Yes, HTML blocks aren't handled properly when not at root level. They are recognized, but not always treated the same as they are at document root level. This is unfortunately just the way Python Markdown works currently. Inline HTML is handled fine while nested under other constructs, but block elements will often have their content parsed as Markdown in these circumstances.

waylan commented 1 month ago

Ah, so you want your <script> tag to be treated as block-level raw HTML. Note that the Markdown rules state:

The only restrictions are that block-level HTML elements — e.g. <div>, <table>, <pre>, <p>, etc. — must be separated from surrounding content by blank lines, and the start and end tags of the block should not be indented with tabs or spaces. Markdown is smart enough not to add extra (unwanted) <p> tags around HTML block-level tags.

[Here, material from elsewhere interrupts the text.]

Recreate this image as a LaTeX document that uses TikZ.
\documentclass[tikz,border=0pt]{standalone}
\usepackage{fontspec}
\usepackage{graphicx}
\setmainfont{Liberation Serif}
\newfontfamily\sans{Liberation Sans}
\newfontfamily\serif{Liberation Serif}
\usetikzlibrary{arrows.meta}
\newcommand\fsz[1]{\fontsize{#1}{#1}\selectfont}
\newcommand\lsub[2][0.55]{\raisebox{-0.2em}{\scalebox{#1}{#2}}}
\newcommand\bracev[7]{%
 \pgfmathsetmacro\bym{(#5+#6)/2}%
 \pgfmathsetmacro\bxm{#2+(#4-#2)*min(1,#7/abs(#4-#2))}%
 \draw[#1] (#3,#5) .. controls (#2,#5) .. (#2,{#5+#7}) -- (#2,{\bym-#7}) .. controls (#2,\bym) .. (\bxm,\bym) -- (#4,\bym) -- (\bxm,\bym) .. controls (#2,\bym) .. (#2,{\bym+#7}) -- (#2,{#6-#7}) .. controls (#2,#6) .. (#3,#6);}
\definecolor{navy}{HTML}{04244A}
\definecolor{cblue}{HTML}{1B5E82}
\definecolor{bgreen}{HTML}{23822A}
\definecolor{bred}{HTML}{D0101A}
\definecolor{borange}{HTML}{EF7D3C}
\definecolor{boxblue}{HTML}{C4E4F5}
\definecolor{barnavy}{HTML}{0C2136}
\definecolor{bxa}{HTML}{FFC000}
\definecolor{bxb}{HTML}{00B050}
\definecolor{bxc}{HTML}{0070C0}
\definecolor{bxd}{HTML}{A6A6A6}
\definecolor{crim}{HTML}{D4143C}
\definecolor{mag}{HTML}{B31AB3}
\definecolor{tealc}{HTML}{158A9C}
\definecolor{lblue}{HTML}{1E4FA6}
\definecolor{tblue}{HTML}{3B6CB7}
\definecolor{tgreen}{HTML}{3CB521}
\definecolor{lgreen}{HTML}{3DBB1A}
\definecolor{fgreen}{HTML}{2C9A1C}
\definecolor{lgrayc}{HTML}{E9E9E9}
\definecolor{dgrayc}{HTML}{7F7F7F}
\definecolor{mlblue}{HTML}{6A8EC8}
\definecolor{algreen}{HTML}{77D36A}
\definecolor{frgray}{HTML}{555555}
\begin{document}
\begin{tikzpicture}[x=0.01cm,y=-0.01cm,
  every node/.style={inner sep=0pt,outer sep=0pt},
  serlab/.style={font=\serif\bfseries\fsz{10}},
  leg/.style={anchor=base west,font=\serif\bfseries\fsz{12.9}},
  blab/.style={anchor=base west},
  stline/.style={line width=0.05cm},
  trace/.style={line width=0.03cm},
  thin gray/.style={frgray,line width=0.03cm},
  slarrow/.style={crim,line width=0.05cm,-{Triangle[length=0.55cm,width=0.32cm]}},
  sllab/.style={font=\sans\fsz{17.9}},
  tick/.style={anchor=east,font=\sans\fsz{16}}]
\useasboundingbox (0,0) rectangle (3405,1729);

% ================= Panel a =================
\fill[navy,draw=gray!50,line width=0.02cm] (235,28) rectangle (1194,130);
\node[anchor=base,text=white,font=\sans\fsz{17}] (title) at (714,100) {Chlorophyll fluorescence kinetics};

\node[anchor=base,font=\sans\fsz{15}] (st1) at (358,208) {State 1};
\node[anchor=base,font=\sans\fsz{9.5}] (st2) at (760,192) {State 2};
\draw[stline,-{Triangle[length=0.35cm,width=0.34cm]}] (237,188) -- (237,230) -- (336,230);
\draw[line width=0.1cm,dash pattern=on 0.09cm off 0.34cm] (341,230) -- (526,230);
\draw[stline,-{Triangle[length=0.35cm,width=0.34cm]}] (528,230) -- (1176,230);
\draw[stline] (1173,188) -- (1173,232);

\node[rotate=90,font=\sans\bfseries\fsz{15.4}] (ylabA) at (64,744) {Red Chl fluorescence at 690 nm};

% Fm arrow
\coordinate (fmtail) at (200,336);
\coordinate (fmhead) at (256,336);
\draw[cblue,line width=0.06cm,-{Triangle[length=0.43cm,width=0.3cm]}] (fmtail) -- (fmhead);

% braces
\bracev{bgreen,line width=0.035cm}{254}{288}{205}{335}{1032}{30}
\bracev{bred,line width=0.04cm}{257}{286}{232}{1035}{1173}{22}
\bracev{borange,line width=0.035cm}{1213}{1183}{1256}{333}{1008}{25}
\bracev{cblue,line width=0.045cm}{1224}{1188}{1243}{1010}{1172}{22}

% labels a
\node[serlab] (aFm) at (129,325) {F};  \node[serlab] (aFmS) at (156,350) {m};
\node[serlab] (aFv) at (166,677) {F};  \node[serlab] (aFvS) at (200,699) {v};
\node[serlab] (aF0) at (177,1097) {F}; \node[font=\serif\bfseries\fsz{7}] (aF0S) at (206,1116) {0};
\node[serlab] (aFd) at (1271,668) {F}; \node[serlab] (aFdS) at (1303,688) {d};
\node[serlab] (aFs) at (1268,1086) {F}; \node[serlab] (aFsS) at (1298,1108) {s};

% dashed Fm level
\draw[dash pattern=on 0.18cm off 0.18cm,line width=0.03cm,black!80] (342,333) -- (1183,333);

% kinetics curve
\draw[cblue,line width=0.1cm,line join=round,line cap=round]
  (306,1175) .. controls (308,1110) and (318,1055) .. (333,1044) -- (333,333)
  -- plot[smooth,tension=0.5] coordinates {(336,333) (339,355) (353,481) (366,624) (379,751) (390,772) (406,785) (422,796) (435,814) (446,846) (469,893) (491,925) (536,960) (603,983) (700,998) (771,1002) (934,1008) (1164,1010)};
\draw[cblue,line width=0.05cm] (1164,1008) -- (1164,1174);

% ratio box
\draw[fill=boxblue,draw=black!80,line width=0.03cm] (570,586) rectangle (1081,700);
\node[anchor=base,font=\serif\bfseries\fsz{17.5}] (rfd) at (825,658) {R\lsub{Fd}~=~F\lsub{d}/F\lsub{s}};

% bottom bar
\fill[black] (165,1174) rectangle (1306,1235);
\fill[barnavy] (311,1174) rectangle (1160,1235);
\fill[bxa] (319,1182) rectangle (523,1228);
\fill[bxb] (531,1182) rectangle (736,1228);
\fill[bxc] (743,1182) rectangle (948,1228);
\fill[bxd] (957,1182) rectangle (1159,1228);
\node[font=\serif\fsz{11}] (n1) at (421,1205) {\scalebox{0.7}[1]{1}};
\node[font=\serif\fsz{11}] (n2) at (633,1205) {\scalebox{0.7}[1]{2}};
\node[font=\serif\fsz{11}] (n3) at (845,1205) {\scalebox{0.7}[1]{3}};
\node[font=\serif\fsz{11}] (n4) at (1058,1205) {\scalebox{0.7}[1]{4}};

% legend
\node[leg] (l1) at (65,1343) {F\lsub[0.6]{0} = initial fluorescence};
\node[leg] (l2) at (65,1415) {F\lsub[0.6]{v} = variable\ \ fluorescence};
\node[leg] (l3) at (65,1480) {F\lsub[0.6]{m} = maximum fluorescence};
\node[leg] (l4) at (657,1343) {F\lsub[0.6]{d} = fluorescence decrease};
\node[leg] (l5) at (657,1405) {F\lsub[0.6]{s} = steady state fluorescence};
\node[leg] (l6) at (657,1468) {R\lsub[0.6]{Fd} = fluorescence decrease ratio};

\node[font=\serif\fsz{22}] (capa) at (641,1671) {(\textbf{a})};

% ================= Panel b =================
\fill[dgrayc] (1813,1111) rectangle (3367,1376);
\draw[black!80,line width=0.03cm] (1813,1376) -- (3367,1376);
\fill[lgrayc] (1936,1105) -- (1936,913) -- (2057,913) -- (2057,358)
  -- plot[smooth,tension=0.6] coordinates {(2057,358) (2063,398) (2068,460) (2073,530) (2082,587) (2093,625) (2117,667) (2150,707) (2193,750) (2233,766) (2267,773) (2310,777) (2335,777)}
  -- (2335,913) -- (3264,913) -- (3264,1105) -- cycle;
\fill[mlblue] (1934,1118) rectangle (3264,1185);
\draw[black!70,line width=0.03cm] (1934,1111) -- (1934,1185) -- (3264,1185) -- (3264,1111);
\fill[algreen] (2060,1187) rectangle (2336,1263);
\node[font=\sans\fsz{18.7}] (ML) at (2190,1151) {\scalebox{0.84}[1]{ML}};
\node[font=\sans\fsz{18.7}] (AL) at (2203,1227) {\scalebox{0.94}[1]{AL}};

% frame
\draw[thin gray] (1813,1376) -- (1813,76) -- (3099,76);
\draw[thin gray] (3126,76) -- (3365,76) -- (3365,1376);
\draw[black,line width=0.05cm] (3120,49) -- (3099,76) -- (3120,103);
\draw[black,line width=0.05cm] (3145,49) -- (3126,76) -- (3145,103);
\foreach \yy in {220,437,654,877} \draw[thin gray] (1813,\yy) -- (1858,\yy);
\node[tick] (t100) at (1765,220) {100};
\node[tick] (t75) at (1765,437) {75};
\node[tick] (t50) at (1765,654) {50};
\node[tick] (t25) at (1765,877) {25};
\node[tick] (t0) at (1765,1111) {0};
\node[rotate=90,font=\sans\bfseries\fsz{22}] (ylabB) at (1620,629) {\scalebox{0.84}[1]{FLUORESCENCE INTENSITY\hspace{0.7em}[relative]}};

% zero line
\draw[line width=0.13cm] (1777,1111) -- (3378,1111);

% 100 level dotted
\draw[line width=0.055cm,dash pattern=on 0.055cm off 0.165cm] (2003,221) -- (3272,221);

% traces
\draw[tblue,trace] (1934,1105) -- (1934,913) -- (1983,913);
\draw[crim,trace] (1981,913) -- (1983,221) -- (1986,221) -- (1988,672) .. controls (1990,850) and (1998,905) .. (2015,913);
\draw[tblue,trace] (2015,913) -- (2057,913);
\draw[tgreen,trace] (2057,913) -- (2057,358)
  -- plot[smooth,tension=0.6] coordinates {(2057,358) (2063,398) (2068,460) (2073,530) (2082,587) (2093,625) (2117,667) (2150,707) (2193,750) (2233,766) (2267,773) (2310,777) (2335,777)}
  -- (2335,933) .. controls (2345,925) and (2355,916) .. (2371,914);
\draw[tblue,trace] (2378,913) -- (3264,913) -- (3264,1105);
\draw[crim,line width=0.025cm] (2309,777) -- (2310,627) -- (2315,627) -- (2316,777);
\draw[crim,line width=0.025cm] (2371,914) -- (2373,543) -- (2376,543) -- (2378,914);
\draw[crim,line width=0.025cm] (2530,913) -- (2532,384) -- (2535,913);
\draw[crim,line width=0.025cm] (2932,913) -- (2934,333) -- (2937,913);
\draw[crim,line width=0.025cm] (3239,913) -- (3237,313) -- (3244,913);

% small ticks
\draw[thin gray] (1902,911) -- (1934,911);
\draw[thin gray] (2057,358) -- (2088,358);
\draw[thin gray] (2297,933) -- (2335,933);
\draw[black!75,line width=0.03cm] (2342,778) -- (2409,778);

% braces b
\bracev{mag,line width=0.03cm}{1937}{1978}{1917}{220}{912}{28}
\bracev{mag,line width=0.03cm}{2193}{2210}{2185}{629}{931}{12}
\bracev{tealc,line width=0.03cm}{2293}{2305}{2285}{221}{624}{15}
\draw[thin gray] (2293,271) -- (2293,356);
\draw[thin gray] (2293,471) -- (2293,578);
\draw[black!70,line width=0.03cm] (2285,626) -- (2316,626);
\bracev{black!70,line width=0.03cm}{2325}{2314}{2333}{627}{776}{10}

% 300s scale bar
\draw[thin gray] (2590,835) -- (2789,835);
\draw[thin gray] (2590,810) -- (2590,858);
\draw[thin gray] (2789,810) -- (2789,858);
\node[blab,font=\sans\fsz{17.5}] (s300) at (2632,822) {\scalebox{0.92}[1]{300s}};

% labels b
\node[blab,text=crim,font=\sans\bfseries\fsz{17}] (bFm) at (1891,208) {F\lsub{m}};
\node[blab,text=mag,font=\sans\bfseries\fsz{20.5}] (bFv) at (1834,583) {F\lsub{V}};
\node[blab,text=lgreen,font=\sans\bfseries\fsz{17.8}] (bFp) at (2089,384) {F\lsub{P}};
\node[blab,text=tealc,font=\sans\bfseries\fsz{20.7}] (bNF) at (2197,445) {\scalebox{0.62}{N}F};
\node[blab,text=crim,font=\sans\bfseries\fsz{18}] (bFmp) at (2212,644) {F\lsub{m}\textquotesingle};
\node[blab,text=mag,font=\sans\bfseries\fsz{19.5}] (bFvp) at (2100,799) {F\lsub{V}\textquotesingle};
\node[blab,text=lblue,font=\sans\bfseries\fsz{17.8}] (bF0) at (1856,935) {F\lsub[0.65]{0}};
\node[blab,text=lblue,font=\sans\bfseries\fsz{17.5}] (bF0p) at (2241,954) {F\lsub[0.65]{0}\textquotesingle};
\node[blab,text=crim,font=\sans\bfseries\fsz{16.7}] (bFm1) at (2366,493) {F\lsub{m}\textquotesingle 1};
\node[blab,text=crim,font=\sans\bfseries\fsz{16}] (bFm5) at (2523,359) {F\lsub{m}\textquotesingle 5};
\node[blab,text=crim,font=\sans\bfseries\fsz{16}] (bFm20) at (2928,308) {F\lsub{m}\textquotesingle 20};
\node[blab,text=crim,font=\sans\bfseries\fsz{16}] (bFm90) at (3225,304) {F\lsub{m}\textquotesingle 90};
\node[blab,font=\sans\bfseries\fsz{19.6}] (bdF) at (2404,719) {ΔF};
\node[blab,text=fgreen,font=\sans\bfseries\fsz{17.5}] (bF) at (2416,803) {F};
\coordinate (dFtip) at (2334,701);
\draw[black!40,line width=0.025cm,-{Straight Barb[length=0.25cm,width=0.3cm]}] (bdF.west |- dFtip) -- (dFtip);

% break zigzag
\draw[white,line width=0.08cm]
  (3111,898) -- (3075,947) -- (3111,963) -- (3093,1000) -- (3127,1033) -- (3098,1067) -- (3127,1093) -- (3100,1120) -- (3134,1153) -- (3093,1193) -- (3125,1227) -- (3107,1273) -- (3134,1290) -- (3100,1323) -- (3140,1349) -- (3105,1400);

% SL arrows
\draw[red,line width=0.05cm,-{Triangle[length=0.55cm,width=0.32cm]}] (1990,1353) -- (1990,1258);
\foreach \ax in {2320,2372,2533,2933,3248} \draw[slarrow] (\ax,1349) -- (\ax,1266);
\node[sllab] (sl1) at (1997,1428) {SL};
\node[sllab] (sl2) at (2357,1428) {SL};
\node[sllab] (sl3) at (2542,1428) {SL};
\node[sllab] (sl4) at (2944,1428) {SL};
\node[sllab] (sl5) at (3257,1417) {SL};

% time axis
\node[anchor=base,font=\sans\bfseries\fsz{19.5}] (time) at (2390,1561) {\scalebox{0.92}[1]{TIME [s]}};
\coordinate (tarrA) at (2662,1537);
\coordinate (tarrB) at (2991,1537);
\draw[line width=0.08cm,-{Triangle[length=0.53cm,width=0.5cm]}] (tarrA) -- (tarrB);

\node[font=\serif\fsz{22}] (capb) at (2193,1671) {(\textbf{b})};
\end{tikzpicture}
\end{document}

Pay particular attention to the phrase "the start and end tags of the block should not be indented with tabs or spaces." This effectively means that block-level HTML cannot be nested because they must begin with the first character of a line. In other words, to follow this rule, the parser intentionally does not allow your desired behavior. So @facelessuser you are incorrect when you state that "HTML blocks aren't handled properly when not at root level." This is the correct behavior, which admittedly is counterintuitive. But we didn't write the rules, we just follow them.

facelessuser commented 1 month ago

So @facelessuser you are incorrect when you state that "HTML blocks aren't handled properly when not at root level.

Fair enough. I tried to express that there is a restriction, but I didn't really stress that it is a rule-based restriction.

nbanyan commented 1 month ago

Ok. Unfortunately PyMdown Extensions snippet maintains the indentation and doesn't have an option to strip the indentation (selectively or otherwise), so I'll need to change the JavaScript to survive being parsed by Markdown.